For the focaccia breadcrumbs:
Combine the diced focaccia (or sourdough, or another Italian bread) with the olive oil in a mixing bowl. Coat the focaccia well with the olive oil and lay out in a single layer on a baking sheet. Bake at 350-375 degrees until golden brown and crunchy. Drain on paper towels and gently pulverize for use.
For the pasta:
Fry the smashed garlic in the olive oil, when the garlic is just golden brown add the calabrian chili paste and remove from the pan (ideally a 4-5 qt heavy-bottomed pan). Render the sausage in the same pan until a little crispy, if it lets off a lot of fat pour some off and reserve in case you want it to finish the pasta. Deglaze with the pureed tomatoes and add the garlic and chili back to the pan as well as the blanched kale, this can just hang out until you’re ready to finish the pasta.

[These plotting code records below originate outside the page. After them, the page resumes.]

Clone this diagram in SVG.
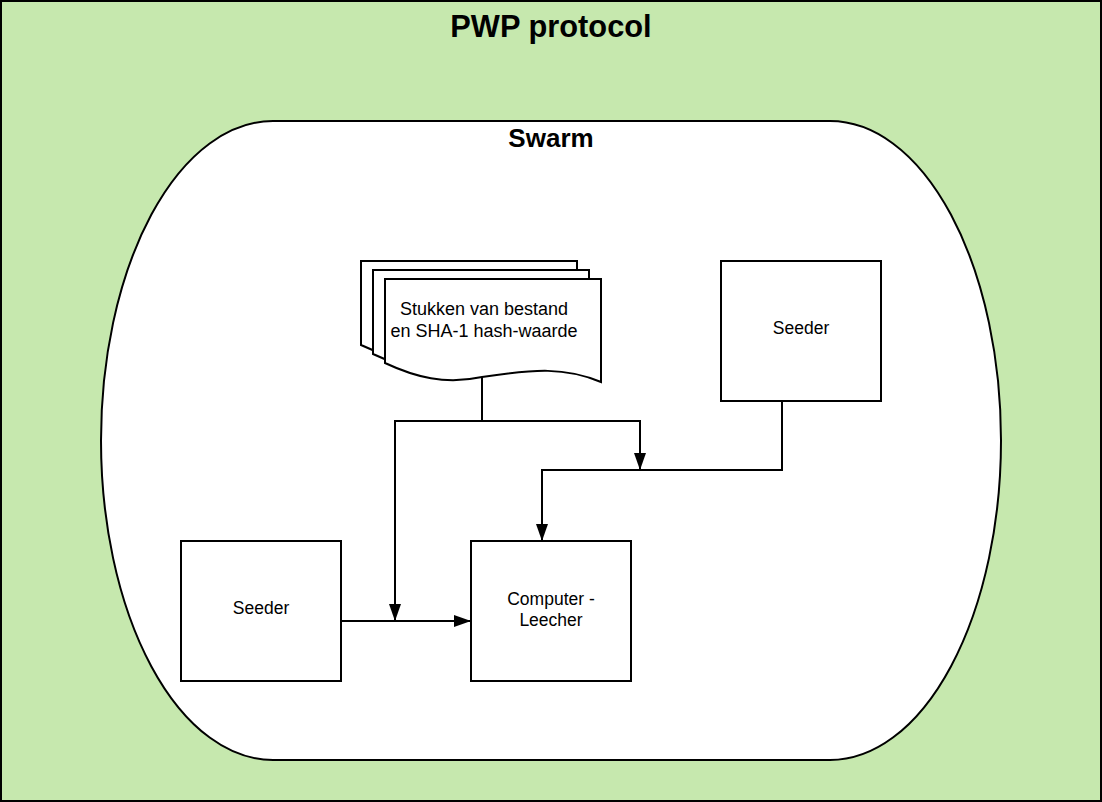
<svg xmlns="http://www.w3.org/2000/svg" width="1102" height="802" viewBox="0 0 1102 802">
<style>
.box{fill:#ffffff;stroke:#000000;stroke-width:2}
.edge{fill:none;stroke:#000000;stroke-width:2}
.t{font-family:"Liberation Sans",Arial,sans-serif;fill:#000000;text-anchor:middle}
.lbl{font-size:17.5px}
</style>
<defs>
<marker id="arr" markerUnits="userSpaceOnUse" markerWidth="18" markerHeight="12" refX="17" refY="6" orient="auto">
<path d="M0,0 L17,6 L0,12 Z" fill="#000000"/>
</marker>
<path id="doc" d="M0,0 H216 V103 C180,88 150,90 97,98 C60,106 30,98 0,84 Z"/>
</defs>
<g id="pwp-protocol">
<rect x="1" y="1" width="1100" height="800" fill="#c6e8ae" stroke="#000000" stroke-width="2"/>
<text class="t" x="551" y="37" font-size="30.8" font-weight="bold">PWP protocol</text>
</g>
<g id="swarm">
<path class="box" d="M273,121 H830 A171,319.5 0 0 1 830,760 H273 A172,319.5 0 0 1 273,121 Z"/>
<text class="t" x="551" y="147" font-size="26" font-weight="bold">Swarm</text>
</g>
<g id="connectors">
<path class="edge" d="M482,377 V421 H640 V470" marker-end="url(#arr)"/>
<path class="edge" d="M482,421 H395 V621" marker-end="url(#arr)"/>
<path class="edge" d="M782,401 V470 H542 V541" marker-end="url(#arr)"/>
<path class="edge" d="M341,621 H471" marker-end="url(#arr)"/>
</g>
<g id="documents">
<use href="#doc" x="361" y="261" class="box"/>
<use href="#doc" x="373" y="270" class="box"/>
<use href="#doc" x="385" y="279" class="box"/>
<text class="t" x="484" y="315" font-size="18">Stukken van bestand</text>
<text class="t" x="484" y="337" font-size="18">en SHA-1 hash-waarde</text>
</g>
<g id="seeder-right">
<rect class="box" x="721" y="261" width="160" height="140"/>
<text class="t lbl" x="801" y="334">Seeder</text>
</g>
<g id="seeder-left">
<rect class="box" x="181" y="541" width="160" height="140"/>
<text class="t lbl" x="261" y="614">Seeder</text>
</g>
<g id="computer-leecher">
<rect class="box" x="471" y="541" width="160" height="140"/>
<text class="t lbl" x="551" y="605">Computer -</text>
<text class="t lbl" x="551" y="626">Leecher</text>
</g>
</svg>
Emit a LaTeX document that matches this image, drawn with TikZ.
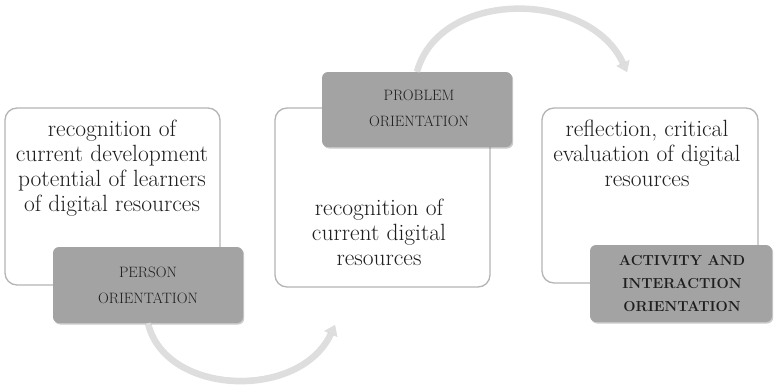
\documentclass[tikz,border=0pt]{standalone}
\usepackage{fontspec}
\usetikzlibrary{arrows.meta,shadows}
\definecolor{boxline}{HTML}{B4B4B4}
\definecolor{grayfill}{HTML}{A3A3A3}
\definecolor{arrowc}{HTML}{DEDEDE}
\definecolor{arrowedge}{HTML}{C8C8C8}
\definecolor{txt}{HTML}{1E1E1E}
\tikzset{
  whitebox/.style={draw=boxline, line width=1.3pt, fill=white, rounded corners=12pt, inner sep=0pt},
  graybox/.style={fill=grayfill, rounded corners=6pt, inner sep=0pt,
    drop shadow={shadow xshift=1.2pt, shadow yshift=-1.5pt, opacity=0.35, fill=black!60}},
  bodytext/.style={text=txt, align=center, font=\fontsize{23.5}{25}\selectfont},
  labeltext/.style={text=txt, align=center, font=\fontsize{15}{26}\selectfont},
  labeltextb/.style={text=txt, align=center, font=\fontsize{14.5}{23}\selectfont\bfseries\addfontfeature{LetterSpace=12}},
  bigarrow/.style={arrowc, line width=4.5pt, -{Triangle[length=9pt,width=12pt]}},
  arrowshade/.style={arrowedge, line width=6.5pt, opacity=0.6, -{Triangle[length=10pt,width=14pt]}}
}
\begin{document}
\begin{tikzpicture}[x=1pt,y=-1pt]
\useasboundingbox (0,0) rectangle (774,386);
% white boxes
\node[whitebox, minimum width=215pt, minimum height=177pt] (w1) at (112.5,196.5) {};
\node[whitebox, minimum width=215pt, minimum height=179pt] (w2) at (382.5,197.5) {};
\node[whitebox, minimum width=216pt, minimum height=175pt] (w3) at (650,195.5) {};
% texts of white boxes
\node[bodytext] (t1) at (112,168) {recognition of\\current development\\potential of learners\\of digital resources};
\node[bodytext] (t2) at (379,232) {recognition of\\current digital\\resources};
\node[bodytext] (t3) at (647,153) {reflection, critical\\evaluation of digital\\resources};
% gray label boxes
\node[graybox, minimum width=190pt, minimum height=76pt] (g1) at (148,285) {};
\node[graybox, minimum width=190pt, minimum height=75pt] (g2) at (417,109.5) {};
\node[graybox, minimum width=182pt, minimum height=77pt] (g3) at (681,283.5) {};
\node[labeltext] (l1) at (148,285) {PERSON\\ORIENTATION};
\node[labeltext] (l2) at (419,108) {PROBLEM\\ORIENTATION};
\node[labeltextb] (l3) at (682,284) {ACTIVITY AND\\INTERACTION\\ORIENTATION};
% curved arrows
\coordinate (e1) at (335,325);
\coordinate (e2) at (627,72);
\draw[arrowshade] (g1.south) .. controls (165,396) and (300,401) .. (e1);
\draw[bigarrow] (g1.south) .. controls (165,395) and (300,400) .. (e1);
\draw[arrowshade] (g2.north) .. controls (440,-12) and (590,-10) .. (e2);
\draw[bigarrow] (g2.north) .. controls (440,-12) and (590,-10) .. (e2);
\end{tikzpicture}
\end{document}
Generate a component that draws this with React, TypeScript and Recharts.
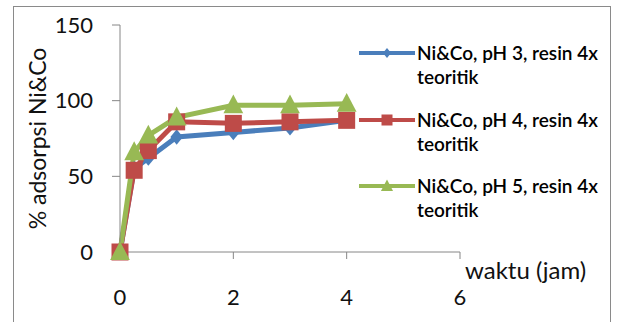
import React from "react";
import { LineChart, Line, XAxis, YAxis, Legend } from "recharts";

// sampling times (jam) and adsorption (%) per pH
const times = [0, 0.25, 0.5, 1, 2, 3, 4];
const ph3 = [0, 55, 62, 76, 79, 82, 87];
const ph4 = [0, 54, 67, 86, 85, 86, 87];
const ph5 = [0, 66, 77, 89, 97, 97, 98];

const seriesNames = [
  "Ni&Co, pH 3, resin 4x teoritik",
  "Ni&Co, pH 4, resin 4x teoritik",
  "Ni&Co, pH 5, resin 4x teoritik",
];
const xTicks = [0, 2, 4, 6];
const yTicks = [0, 50, 100, 150];

const data = times.map((t, i) => ({ t, ph3: ph3[i], ph4: ph4[i], ph5: ph5[i] }));

const FONT = "Lato, 'Liberation Sans', sans-serif";
const AXIS = "#868686";

const series = [
  { key: "ph3", color: "#4A7EBB", shape: "diamond" },
  { key: "ph4", color: "#BE4B48", shape: "square" },
  { key: "ph5", color: "#98B954", shape: "triangle" },
];

function Marker({ shape, cx, cy, color, s }: any) {
  if (cx == null || cy == null) return null;
  if (shape === "diamond") {
    return (
      <polygon
        points={`${cx},${cy - s * 0.55} ${cx + s * 0.45},${cy} ${cx},${cy + s * 0.55} ${cx - s * 0.45},${cy}`}
        fill={color}
      />
    );
  }
  if (shape === "square") {
    return <rect x={cx - s / 2} y={cy - s / 2} width={s} height={s} fill={color} />;
  }
  return (
    <polygon
      points={`${cx},${cy - s * 0.6} ${cx + s * 0.55},${cy + s * 0.45} ${cx - s * 0.55},${cy + s * 0.45}`}
      fill={color}
    />
  );
}

const dotSize: Record<string, number> = { diamond: 14, square: 17, triangle: 18 };
const legendSize: Record<string, number> = { diamond: 9, square: 11, triangle: 11 };

function LegendBox({ payload }: any) {
  return (
    <div style={{ fontFamily: FONT }}>
      {(payload || []).map((p: any, i: number) => {
        const s = series[i];
        return (
          <div key={p.value} style={{ display: "flex", alignItems: "flex-start", height: 66.7 }}>
            <svg width={58} height={24} style={{ flex: "none" }}>
              <line x1={0} x2={56} y1={12} y2={12} stroke={s.color} strokeWidth={4} />
              <Marker shape={s.shape} cx={28} cy={12} color={s.color} s={legendSize[s.shape]} />
            </svg>
            <div style={{ width: 192, fontSize: 19, lineHeight: "24px", color: "#000", fontWeight: 600 }}>
              {p.value}
            </div>
          </div>
        );
      })}
    </div>
  );
}

export default function App() {
  return (
    <div style={{ position: "absolute", left: 0, top: 0, width: 617, height: 322, background: "#fff", overflow: "hidden" }}>
      <div
        style={{
          position: "absolute",
          left: 13,
          top: 6,
          width: 596,
          height: 340,
          border: "1.5px solid #8a8a8a",
        }}
      />
      <LineChart
        width={617}
        height={322}
        data={data}
        margin={{ top: 25, right: 157, left: 0, bottom: 0 }}
        style={{ position: "absolute", left: 0, top: 0 }}
      >
        <XAxis
          dataKey="t"
          type="number"
          domain={[0, 6]}
          ticks={xTicks}
          height={70}
          stroke={AXIS}
          tickSize={7}
          tickMargin={30}
          tick={{ fill: "#111", fontSize: 22, fontFamily: FONT }}
          label={(props: any) => {
            const vb = props.viewBox;
            return (
              <text x={vb.x + vb.width + 5} y={vb.y + 27} fill="#111" fontSize={24} fontFamily={FONT}>
                waktu (jam)
              </text>
            );
          }}
        />
        <YAxis
          type="number"
          domain={[0, 150]}
          ticks={yTicks}
          width={120}
          stroke={AXIS}
          tickSize={8}
          tickMargin={19}
          tick={{ fill: "#111", fontSize: 22, fontFamily: FONT }}
          label={(props: any) => {
            const vb = props.viewBox;
            const cx = 37;
            const cy = vb.y + vb.height / 2;
            return (
              <text
                x={cx}
                y={cy}
                transform={`rotate(-90 ${cx} ${cy})`}
                textAnchor="middle"
                dominantBaseline="central"
                fill="#111"
                fontSize={23}
                fontFamily={FONT}
              >
                % adsorpsi Ni&amp;Co
              </text>
            );
          }}
        />
        {series.map((s, i) => (
          <Line
            key={s.key}
            dataKey={s.key}
            name={seriesNames[i]}
            stroke={s.color}
            strokeWidth={5}
            isAnimationActive={false}
            dot={(p: any) => (
              <Marker key={`${s.key}-${p.index}`} shape={s.shape} cx={p.cx} cy={p.cy} color={s.color} s={dotSize[s.shape]} />
            )}
            activeDot={false}
          />
        ))}
        <Legend
          layout="vertical"
          align="center"
          verticalAlign="middle"
          content={<LegendBox />}
          wrapperStyle={{ left: 359, top: 41, width: 252 }}
        />
      </LineChart>
    </div>
  );
}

Bring a large pot of water to a boil and season with kosher salt to cook the pasta. Once the water is boiling aggressively, drop the pasta in the water. This will cook for approximately 5 minutes, depending on how thin the pasta was stretched (can also sub for a dried pasta and follow the boiling instructions on the box/bag). While the pasta is boiling, reserve the 8 oz of pasta water needed to finish. Once the pasta is ready, strain and add it to the pot with the sauce, sausage, and kale. Turn the heat to medium high and add the butter and some of the reserved pasta water to adjust consistency. Stirring constantly, glaze the pasta until the noodle is stained red and the sauce is a nice consistency
Season with salt and pepper and squeeze of lemon.
Portion the pasta evenly into 4 large bowls, making sure to spread out the kale, sausage, and sauce evenly. Finish each plate with a handful of breadcrumbs, a pinch of fennel pollen, and a drizzle of a nice finishing olive oil.